:: Recorded data

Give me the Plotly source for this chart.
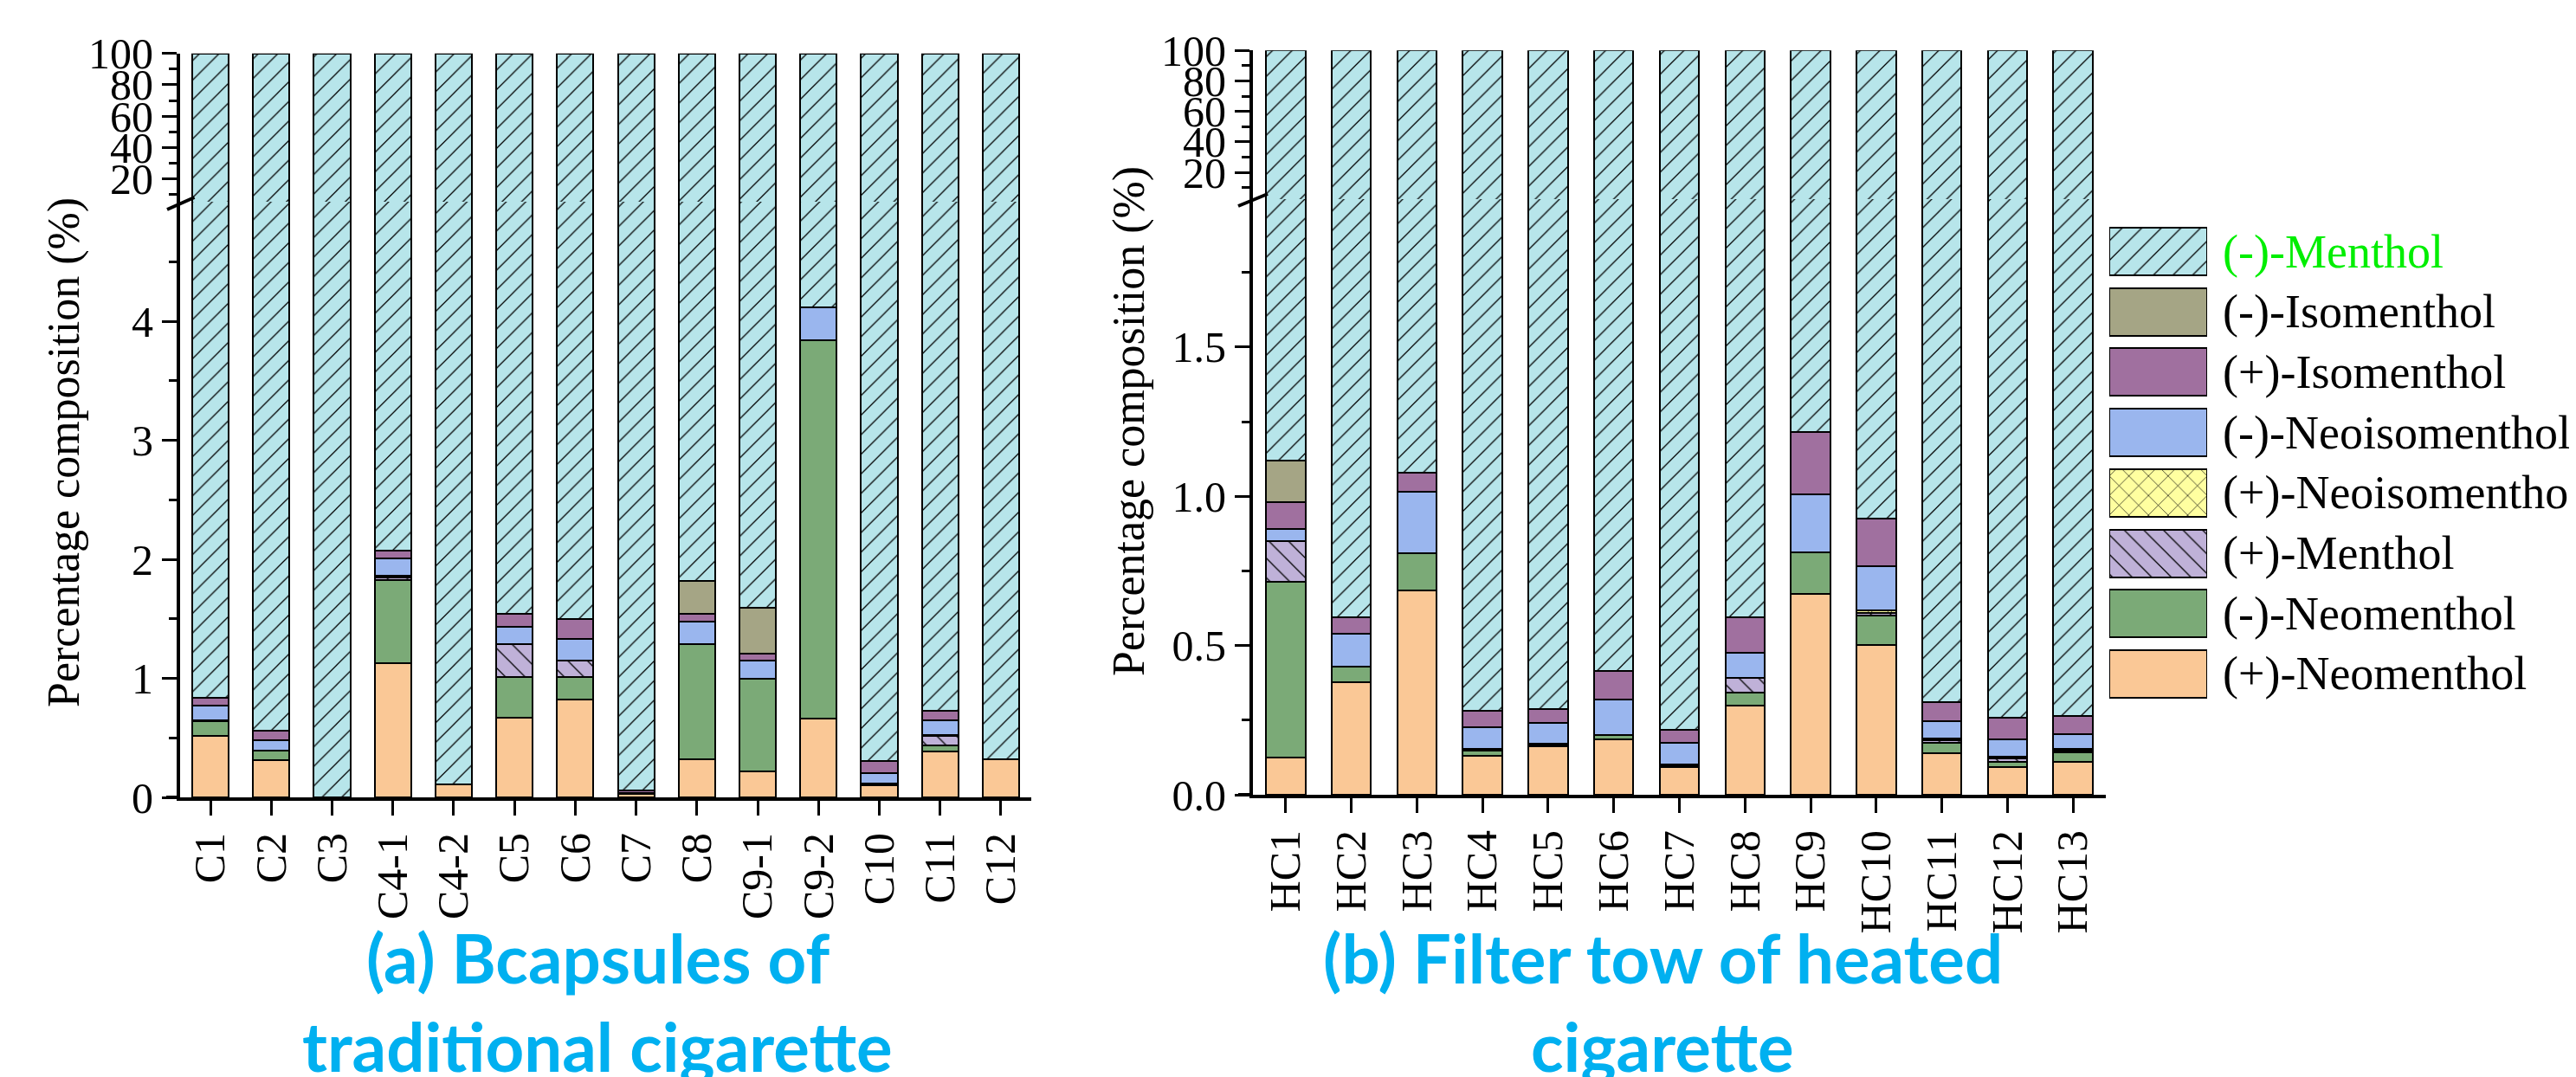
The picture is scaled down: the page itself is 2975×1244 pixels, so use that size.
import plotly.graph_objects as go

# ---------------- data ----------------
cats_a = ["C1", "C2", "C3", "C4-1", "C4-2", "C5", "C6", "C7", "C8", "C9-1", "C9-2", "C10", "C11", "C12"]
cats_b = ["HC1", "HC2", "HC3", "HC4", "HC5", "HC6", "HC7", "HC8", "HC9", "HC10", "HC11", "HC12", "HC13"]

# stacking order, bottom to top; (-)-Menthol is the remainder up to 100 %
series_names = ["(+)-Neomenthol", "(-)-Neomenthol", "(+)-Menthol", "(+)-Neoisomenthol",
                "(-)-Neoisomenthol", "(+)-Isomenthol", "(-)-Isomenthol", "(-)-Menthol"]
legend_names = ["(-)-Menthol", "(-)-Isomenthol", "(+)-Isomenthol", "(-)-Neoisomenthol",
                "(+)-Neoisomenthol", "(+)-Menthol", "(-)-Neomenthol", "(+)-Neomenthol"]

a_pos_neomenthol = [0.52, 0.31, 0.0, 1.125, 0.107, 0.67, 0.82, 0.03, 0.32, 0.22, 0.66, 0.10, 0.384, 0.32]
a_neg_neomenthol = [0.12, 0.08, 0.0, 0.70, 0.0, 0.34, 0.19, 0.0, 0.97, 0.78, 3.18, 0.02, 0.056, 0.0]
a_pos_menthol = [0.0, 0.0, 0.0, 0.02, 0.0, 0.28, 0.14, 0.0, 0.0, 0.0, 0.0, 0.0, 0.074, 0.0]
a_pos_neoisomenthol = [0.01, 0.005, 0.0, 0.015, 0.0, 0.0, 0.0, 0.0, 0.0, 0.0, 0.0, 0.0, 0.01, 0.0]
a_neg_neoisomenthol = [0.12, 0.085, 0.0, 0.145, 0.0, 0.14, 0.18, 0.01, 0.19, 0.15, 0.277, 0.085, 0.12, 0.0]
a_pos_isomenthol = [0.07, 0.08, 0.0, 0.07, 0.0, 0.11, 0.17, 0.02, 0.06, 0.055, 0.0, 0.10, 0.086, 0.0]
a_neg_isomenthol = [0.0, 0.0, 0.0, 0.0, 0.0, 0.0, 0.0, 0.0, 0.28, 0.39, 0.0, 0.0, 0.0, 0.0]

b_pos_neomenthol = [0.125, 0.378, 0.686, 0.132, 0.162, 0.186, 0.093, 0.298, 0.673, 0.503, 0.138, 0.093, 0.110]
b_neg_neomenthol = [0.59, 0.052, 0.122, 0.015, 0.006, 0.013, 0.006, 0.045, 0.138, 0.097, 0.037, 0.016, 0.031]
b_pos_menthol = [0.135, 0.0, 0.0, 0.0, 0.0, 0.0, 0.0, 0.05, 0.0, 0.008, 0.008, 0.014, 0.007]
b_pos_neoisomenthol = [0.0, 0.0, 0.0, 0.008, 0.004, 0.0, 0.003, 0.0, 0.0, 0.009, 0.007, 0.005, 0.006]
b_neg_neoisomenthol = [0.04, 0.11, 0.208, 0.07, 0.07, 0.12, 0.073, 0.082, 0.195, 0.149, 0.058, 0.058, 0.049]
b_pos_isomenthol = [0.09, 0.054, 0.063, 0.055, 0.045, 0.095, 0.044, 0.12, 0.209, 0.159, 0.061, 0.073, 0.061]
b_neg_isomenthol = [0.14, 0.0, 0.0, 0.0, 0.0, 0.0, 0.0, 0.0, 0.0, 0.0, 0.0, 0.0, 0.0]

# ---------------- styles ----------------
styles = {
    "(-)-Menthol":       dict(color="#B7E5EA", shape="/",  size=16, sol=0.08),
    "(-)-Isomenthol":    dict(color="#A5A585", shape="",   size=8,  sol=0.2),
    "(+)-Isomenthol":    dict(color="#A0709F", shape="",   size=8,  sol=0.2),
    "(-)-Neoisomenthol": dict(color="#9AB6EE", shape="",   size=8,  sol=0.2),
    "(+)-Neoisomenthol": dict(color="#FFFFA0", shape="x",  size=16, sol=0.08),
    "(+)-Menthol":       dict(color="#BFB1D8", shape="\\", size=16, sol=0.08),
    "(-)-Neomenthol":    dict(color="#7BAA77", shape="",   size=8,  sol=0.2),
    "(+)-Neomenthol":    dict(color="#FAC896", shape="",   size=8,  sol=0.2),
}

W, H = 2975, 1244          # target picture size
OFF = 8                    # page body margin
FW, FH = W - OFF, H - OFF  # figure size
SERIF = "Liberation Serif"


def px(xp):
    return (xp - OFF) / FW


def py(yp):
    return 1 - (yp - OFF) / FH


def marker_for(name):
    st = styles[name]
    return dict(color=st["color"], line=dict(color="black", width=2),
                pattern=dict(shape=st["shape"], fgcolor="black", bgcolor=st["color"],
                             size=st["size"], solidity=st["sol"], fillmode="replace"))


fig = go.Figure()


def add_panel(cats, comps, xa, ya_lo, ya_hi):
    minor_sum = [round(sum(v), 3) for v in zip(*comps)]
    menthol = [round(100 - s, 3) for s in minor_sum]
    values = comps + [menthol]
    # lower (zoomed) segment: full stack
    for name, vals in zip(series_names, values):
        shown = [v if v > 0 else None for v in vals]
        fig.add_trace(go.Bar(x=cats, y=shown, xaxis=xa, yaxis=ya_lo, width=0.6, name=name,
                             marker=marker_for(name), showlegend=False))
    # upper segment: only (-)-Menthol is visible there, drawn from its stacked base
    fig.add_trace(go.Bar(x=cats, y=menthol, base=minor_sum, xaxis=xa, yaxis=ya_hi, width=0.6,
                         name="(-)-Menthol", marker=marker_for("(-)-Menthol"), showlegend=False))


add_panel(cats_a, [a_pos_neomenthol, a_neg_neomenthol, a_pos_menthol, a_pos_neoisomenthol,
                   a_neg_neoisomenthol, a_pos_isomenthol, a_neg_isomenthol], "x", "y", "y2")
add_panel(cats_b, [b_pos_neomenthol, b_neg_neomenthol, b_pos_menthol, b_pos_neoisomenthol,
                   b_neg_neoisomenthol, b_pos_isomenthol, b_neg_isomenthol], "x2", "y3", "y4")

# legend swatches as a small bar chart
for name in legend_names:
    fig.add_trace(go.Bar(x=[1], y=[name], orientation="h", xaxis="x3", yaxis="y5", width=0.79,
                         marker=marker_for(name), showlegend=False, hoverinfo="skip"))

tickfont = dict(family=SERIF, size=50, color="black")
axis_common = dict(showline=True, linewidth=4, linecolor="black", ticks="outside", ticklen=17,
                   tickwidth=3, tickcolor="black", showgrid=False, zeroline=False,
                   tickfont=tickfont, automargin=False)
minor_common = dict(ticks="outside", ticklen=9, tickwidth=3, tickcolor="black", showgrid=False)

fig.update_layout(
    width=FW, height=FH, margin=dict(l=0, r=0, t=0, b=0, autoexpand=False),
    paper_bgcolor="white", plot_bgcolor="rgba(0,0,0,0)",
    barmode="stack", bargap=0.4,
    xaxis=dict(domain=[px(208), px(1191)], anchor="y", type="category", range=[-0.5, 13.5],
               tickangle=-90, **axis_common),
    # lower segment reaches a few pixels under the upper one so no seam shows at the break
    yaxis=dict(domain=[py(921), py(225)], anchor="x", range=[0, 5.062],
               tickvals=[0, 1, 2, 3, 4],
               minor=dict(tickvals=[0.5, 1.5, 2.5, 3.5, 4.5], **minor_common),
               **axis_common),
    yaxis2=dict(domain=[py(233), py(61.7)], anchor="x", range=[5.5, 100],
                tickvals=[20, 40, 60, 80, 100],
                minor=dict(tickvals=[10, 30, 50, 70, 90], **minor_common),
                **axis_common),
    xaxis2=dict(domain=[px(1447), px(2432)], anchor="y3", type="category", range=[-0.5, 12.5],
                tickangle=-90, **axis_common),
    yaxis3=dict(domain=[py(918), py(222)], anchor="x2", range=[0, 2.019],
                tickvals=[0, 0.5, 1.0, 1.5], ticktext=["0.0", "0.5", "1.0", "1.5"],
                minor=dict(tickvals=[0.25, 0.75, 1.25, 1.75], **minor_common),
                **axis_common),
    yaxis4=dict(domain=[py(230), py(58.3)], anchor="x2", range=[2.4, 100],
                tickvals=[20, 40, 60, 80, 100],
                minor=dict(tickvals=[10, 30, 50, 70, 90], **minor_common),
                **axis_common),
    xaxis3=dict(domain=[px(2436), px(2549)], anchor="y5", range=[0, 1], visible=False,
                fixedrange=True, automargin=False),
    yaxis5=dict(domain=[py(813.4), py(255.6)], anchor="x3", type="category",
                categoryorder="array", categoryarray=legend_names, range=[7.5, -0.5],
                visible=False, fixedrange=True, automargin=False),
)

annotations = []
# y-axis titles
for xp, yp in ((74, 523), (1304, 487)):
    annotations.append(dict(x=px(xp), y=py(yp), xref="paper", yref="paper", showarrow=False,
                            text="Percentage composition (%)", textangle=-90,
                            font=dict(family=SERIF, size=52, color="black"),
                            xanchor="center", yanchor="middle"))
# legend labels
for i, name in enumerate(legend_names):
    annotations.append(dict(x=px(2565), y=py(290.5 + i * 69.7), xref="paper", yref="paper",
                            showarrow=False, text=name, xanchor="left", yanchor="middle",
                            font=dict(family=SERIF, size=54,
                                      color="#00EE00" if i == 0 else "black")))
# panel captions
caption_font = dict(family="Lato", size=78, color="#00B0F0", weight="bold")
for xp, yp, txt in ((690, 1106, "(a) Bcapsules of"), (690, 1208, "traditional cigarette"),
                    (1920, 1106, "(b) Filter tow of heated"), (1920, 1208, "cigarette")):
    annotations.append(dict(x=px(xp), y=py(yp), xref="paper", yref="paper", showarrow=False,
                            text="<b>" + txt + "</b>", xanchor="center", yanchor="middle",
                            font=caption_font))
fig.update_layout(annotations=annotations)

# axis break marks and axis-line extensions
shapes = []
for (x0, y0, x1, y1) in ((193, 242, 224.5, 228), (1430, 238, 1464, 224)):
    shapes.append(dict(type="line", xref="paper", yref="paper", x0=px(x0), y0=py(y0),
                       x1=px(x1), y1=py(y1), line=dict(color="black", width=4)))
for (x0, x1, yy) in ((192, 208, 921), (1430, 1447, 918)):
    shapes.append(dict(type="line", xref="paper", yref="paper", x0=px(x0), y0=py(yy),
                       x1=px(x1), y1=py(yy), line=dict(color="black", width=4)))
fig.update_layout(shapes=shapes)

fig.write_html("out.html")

::::

Aim of the exercise — Return exactly what appears from the opening line of the material through the line with "0.39, 0.0, 0.0, 0.0, 0.0]", apart from the pictures.

Reply to the task —
Give me the Plotly source for this chart.
The picture is scaled down: the page itself is 2975×1244 pixels, so use that size.
import plotly.graph_objects as go

# ---------------- data ----------------
cats_a = ["C1", "C2", "C3", "C4-1", "C4-2", "C5", "C6", "C7", "C8", "C9-1", "C9-2", "C10", "C11", "C12"]
cats_b = ["HC1", "HC2", "HC3", "HC4", "HC5", "HC6", "HC7", "HC8", "HC9", "HC10", "HC11", "HC12", "HC13"]

# stacking order, bottom to top; (-)-Menthol is the remainder up to 100 %
series_names = ["(+)-Neomenthol", "(-)-Neomenthol", "(+)-Menthol", "(+)-Neoisomenthol",
                "(-)-Neoisomenthol", "(+)-Isomenthol", "(-)-Isomenthol", "(-)-Menthol"]
legend_names = ["(-)-Menthol", "(-)-Isomenthol", "(+)-Isomenthol", "(-)-Neoisomenthol",
                "(+)-Neoisomenthol", "(+)-Menthol", "(-)-Neomenthol", "(+)-Neomenthol"]

a_pos_neomenthol = [0.52, 0.31, 0.0, 1.125, 0.107, 0.67, 0.82, 0.03, 0.32, 0.22, 0.66, 0.10, 0.384, 0.32]
a_neg_neomenthol = [0.12, 0.08, 0.0, 0.70, 0.0, 0.34, 0.19, 0.0, 0.97, 0.78, 3.18, 0.02, 0.056, 0.0]
a_pos_menthol = [0.0, 0.0, 0.0, 0.02, 0.0, 0.28, 0.14, 0.0, 0.0, 0.0, 0.0, 0.0, 0.074, 0.0]
a_pos_neoisomenthol = [0.01, 0.005, 0.0, 0.015, 0.0, 0.0, 0.0, 0.0, 0.0, 0.0, 0.0, 0.0, 0.01, 0.0]
a_neg_neoisomenthol = [0.12, 0.085, 0.0, 0.145, 0.0, 0.14, 0.18, 0.01, 0.19, 0.15, 0.277, 0.085, 0.12, 0.0]
a_pos_isomenthol = [0.07, 0.08, 0.0, 0.07, 0.0, 0.11, 0.17, 0.02, 0.06, 0.055, 0.0, 0.10, 0.086, 0.0]
a_neg_isomenthol = [0.0, 0.0, 0.0, 0.0, 0.0, 0.0, 0.0, 0.0, 0.28, 0.39, 0.0, 0.0, 0.0, 0.0]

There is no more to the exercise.